The four-day conference will feature more than 20 fringe meetings dealing with the EU vote.
Research from the London-based Open Europe think-tank published last Friday showed that as many as one in five of Mr Cameron's lawmakers is likely to vote to leave the EU.
Out of 330 Conservative lawmakers, 69 are either "firmly out" or "out leaning", while 203 could vote either way.

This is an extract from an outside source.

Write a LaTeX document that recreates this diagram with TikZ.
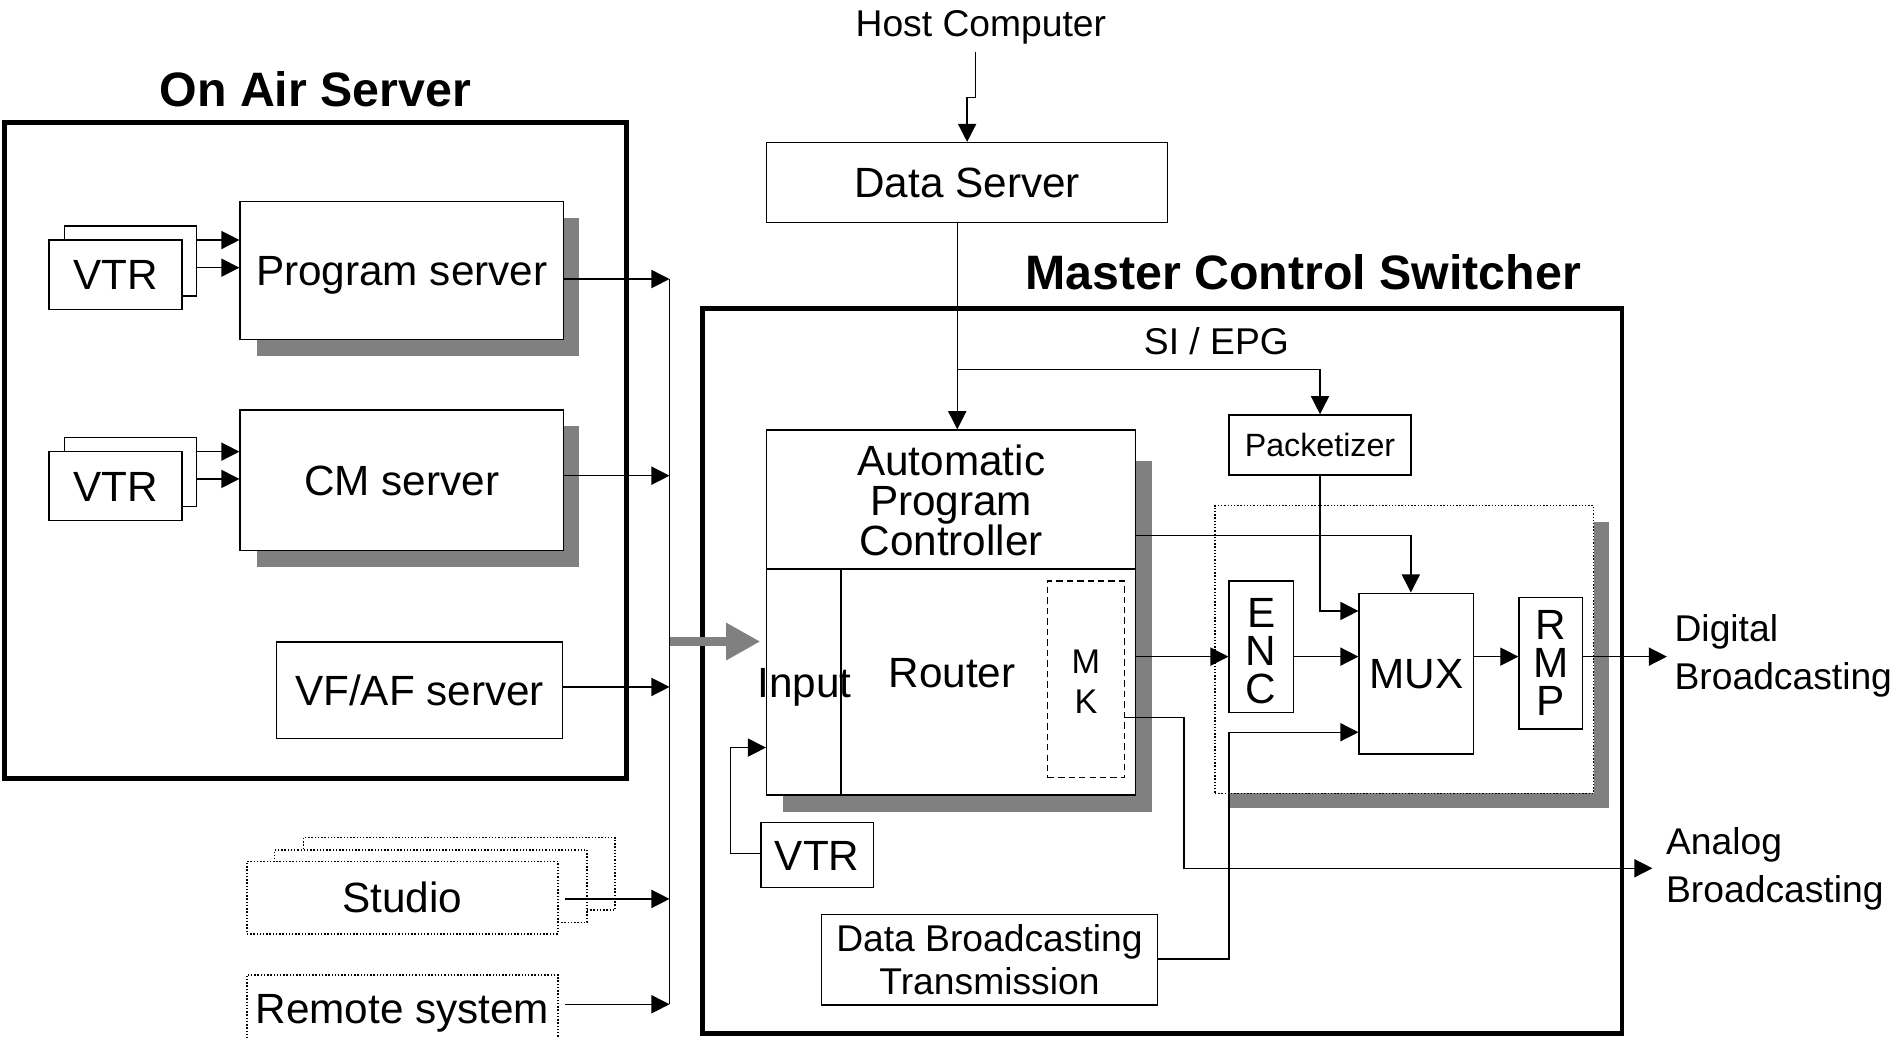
\documentclass[tikz,border=0pt]{standalone}
\usepackage{fontspec}
\setmainfont{Liberation Sans}
\usetikzlibrary{fit,arrows.meta,calc}
\definecolor{shadowgray}{HTML}{808080}
\begin{document}
\begin{tikzpicture}[x=0.6pt,y=-0.6pt,
  bx/.style={draw, line width=0.7pt, fill=white, inner sep=0pt},
  thickbox/.style={draw, line width=2.4pt, inner sep=0pt},
  dotbox/.style={draw, line width=0.7pt, dash pattern=on 0.7pt off 0.9pt, fill=white, inner sep=0pt},
  dashbox/.style={draw, line width=0.7pt, dash pattern=on 3.2pt off 2pt, inner sep=0pt},
  conn/.style={line width=0.7pt},
  arr/.style={conn, -{Triangle[length=9pt,width=9pt]}},
  bigarr/.style={draw=shadowgray, line width=4.2pt, -{Triangle[length=17pt,width=17.5pt]}},
  fL/.style={font=\fontsize{21}{23}\selectfont, text height=15pt, text depth=0pt, inner sep=0pt},
  fLp/.style={font=\fontsize{21}{23}\selectfont},
  fM/.style={font=\fontsize{18.5}{21.6}\selectfont},
  fS/.style={font=\fontsize{16}{18}\selectfont, text height=11.5pt, text depth=0pt, inner sep=0pt},
  fT/.style={font=\bfseries\fontsize{24}{26}\selectfont},
  lbl/.style={inner sep=0pt, anchor=base},
  stack/.style={align=center, inner sep=0pt},
]
\useasboundingbox (0,0) rectangle (1568,859);

% ---------------- On Air Server ----------------
\node[thickbox, fit={(3.7,101.6) (518.5,644.3)}] (oas) {};
\node[fT, lbl] (oast) at (261,88) {On Air Server};

\fill[shadowgray] (212.9,180.2) rectangle (479.7,294.7);
\fill[shadowgray] (212.9,352.7) rectangle (479.7,469.1);

\node[bx, fit={(198.8,167) (466.4,281)}] (ps) {};
\node[fL] (pst) at (ps.center) {Program server};
\node[bx, fit={(53.6,187.1) (162.6,245.2)}] (v1b) {};
\node[bx, fit={(40.7,198.7) (150.8,256.1)}] (v1f) {};
\node[fL] (v1t) at (v1f.center) {VTR};
\draw[arr] (v1b.east |- 0,198.7) -- (ps.west |- 0,198.7);
\draw[arr] (v1b.east |- 0,221.6) -- (ps.west |- 0,221.6);

\node[bx, fit={(198.8,339.4) (466.4,455.9)}] (cm) {};
\node[fL] (cmt) at (cm.center) {CM server};
\node[bx, fit={(53.6,362.3) (162.6,419.4)}] (v2b) {};
\node[bx, fit={(40.7,373.9) (150.8,431)}] (v2f) {};
\node[fL] (v2t) at (v2f.center) {VTR};
\draw[arr] (v2b.east |- 0,373.9) -- (cm.west |- 0,373.9);
\draw[arr] (v2b.east |- 0,396.5) -- (cm.west |- 0,396.5);

\node[bx, fit={(229.1,531.4) (465.6,611.5)}] (vf) {};
\node[fL] (vft) at (vf.center) {VF/AF server};

% ---------------- Studio / Remote ----------------
\node[dotbox, fit={(251.3,693.4) (509.2,753.3)}] (st3) {};
\node[dotbox, fit={(227.3,703.6) (486,763.5)}] (st2) {};
\node[dotbox, fit={(204.4,713.3) (461.9,773.1)}] (st1) {};
\node[fL] (stt) at (st1.center) {Studio};
\node[dotbox, fit={(204.4,807.1) (461.9,862)}] (rs) {};
\node[fL] (rst) at (rs.center) {Remote system};

% ---------------- Bus ----------------
\coordinate (b1) at (554.3,231);
\coordinate (b2) at (554.3,393.8);
\coordinate (bg) at (554.3,531.1);
\coordinate (b3) at (554.3,568.7);
\coordinate (b4) at (554.3,744.2);
\coordinate (b5) at (554.3,831.4);
\draw[conn] (b1) -- (b5);
\draw[arr] (ps.east |- b1) -- (b1);
\draw[arr] (cm.east |- b2) -- (b2);
\draw[arr] (vf.east |- b3) -- (b3);
\draw[arr, shorten <=3.4pt] (st1.east |- b4) -- (b4);
\draw[arr, shorten <=3.4pt] (rs.east |- b5) -- (b5);

% ---------------- Host / Data Server ----------------
\node[fM, lbl] (host) at (812,30.4) {Host Computer};
\node[bx, fit={(634.7,118.1) (966.6,184.3)}] (ds) {};
\node[fL] (dst) at (ds.center) {Data Server};
\draw[arr, shorten <=3.5pt] (host.south -| 807.4,0) |- (ds.north |- 0,80.9) -- (ds.north);

% ---------------- Master Control Switcher ----------------
\node[thickbox, fit={(581.5,255.2) (1342.8,855.4)}] (mcs) {};
\node[fT, lbl, anchor=base west] (mcst) at (848.5,240) {Master Control Switcher};

\fill[shadowgray] (648,381.6) rectangle (953.4,671.9);
\node[bx, fit={(634.7,356) (940.2,471)}] (apc) {};
\node[stack, font=\fontsize{21}{19.8}\selectfont] (apct) at ([yshift=-0.6pt]apc.center) {Automatic\\Program\\Controller};
\node[bx, fit={(634.7,471) (940.2,658.1)}] (rt) {};
\node[bx, fit={(634.7,471) (696.2,658.1)}] (inp) {};
\node[fLp, lbl] (inpt) at (666.2,577.5) {Input};
\node[fLp, lbl] (rtt) at (788.1,569) {Router};
\node[dashbox, fit={(867.3,481) (930.8,643.7)}] (mk) {};
\node[stack, font=\fontsize{17}{19.8}\selectfont] (mkt) at ([yshift=-1.1pt]mk.center) {M\\K};

\draw[bigarr, shorten >=2.8pt] (bg) -- (inp.west |- bg);

\node[bx, fit={(630.1,681) (722.9,734.6)}] (v3) {};
\node[fL] (v3t) at (v3.center) {VTR};
\draw[arr] (v3.west |- 0,706.4) -| (604.9,618.9) -- (inp.west |- 0,618.9);

\node[bx, fit={(680,756.9) (958.3,832)}] (dbt) {};
\node[stack, fM] (dbtt) at (dbt.center) {Data Broadcasting\\Transmission};

\node[bx, fit={(1017.6,343.5) (1168,393.2)}] (pk) {};
\node[fS] (pkt) at (pk.center) {Packetizer};

\coordinate (si) at (792.5,305.7);
\draw[arr] (ds.south -| si) -- (apc.north -| si);
\draw[arr] (si) -| (pk.north);
\node[fM, lbl] (sit) at (1007,293.3) {SI / EPG};

\fill[shadowgray] (1017.6,432.4) rectangle (1331.8,669.1);
\node[dotbox, fit={(1005.8,418.6) (1319.2,656.7)}] (grp) {};

\node[bx, fit={(1017.6,480.9) (1070.6,589.7)}] (enc) {};
\node[stack, font=\fontsize{21}{18.8}\selectfont] (enct) at ([yshift=-2.2pt]enc.center) {E\\N\\C};
\node[bx, fit={(1125.2,491.1) (1219.9,624.1)}] (mux) {};
\node[fL] (muxt) at (mux.center) {MUX};
\node[bx, fit={(1257.6,494.5) (1310.2,603.4)}] (rmp) {};
\node[stack, font=\fontsize{21}{18.8}\selectfont] (rmpt) at (rmp.center) {R\\M\\P};

\draw[arr] (rt.east |- 0,543.6) -- (enc.west |- 0,543.6);
\draw[arr] (enc.east |- 0,543.6) -- (mux.west |- 0,543.6);
\draw[arr] (mux.east |- 0,543.6) -- (rmp.west |- 0,543.6);
\coordinate (dg) at (1380,543.6);
\draw[arr] (rmp.east |- dg) -- (dg);
\draw[arr] (apc.east |- 0,443.4) -| (mux.north -| 1168,0);
\draw[arr] (pk.south) |- (mux.west |- 0,505.8);
\draw[arr] (dbt.east |- 0,793.9) -| (1017.6,606.2) -- (mux.west |- 0,606.2);
\coordinate (an) at (1368,718.8);
\draw[arr] (mk.east |- 0,594.1) -| (980.3,718.8) -- (an);

\node[fM, lbl, anchor=base west] (dig1) at (1386,531) {Digital};
\node[fM, lbl, anchor=base west] (dig2) at (1386,571) {Broadcasting};
\node[fM, lbl, anchor=base west] (ana1) at (1379,707) {Analog};
\node[fM, lbl, anchor=base west] (ana2) at (1379,747) {Broadcasting};
\end{tikzpicture}
\end{document}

Only 14 are firmly for staying in the EU, with 44 leaning towards staying in.
Mr Iain Duncan Smith, a former Conservative leader and now a senior Cabinet minister in charge of work and pensions, said the twin crises of Greece and European migration has hit the EU like an "out of control bulldozer".
However, he added that this can work in Britain's favour by prompting EU leaders to think more fundamentally about the right to free movement across the 28- nation bloc.
Mr Cameron, who has yet to give a detailed list of issues he is seeking to renegotiate, reiterated his commitment to restricting access to British benefits for EU workers.
"You should not be able to come and work here, and get British levels of child benefits," he said. "These are things I am going to fix."
Most opinion polls show that a majority of Britons back staying in the EU, but the gap with those wanting to leave has narrowed in recent months.
The other issue underlying the conference is who will succeed Mr Cameron ahead of the next general election in 2020, after the Prime Minister said that he will not try for a third mandate.
"It is obvious that (finance minister) George Osborne is at the moment in pole position... but things can change quite quickly," said Mr Tim Bale, a professor of political science at Queen Mary University in London.
Observers said that it will be between Mr Osborne and London Mayor Boris Johnson, even if other names have been put forward, like Home Secretary Theresa May and Business Minister Sajid Javid.
"Boris Johnson is more popular with the public but George Osborne is more popular with the Conservative Party membership and it is ultimately the membership who decides who the next leader is," said Mr Duncan O'Leary, research director at Demos, a think-tank.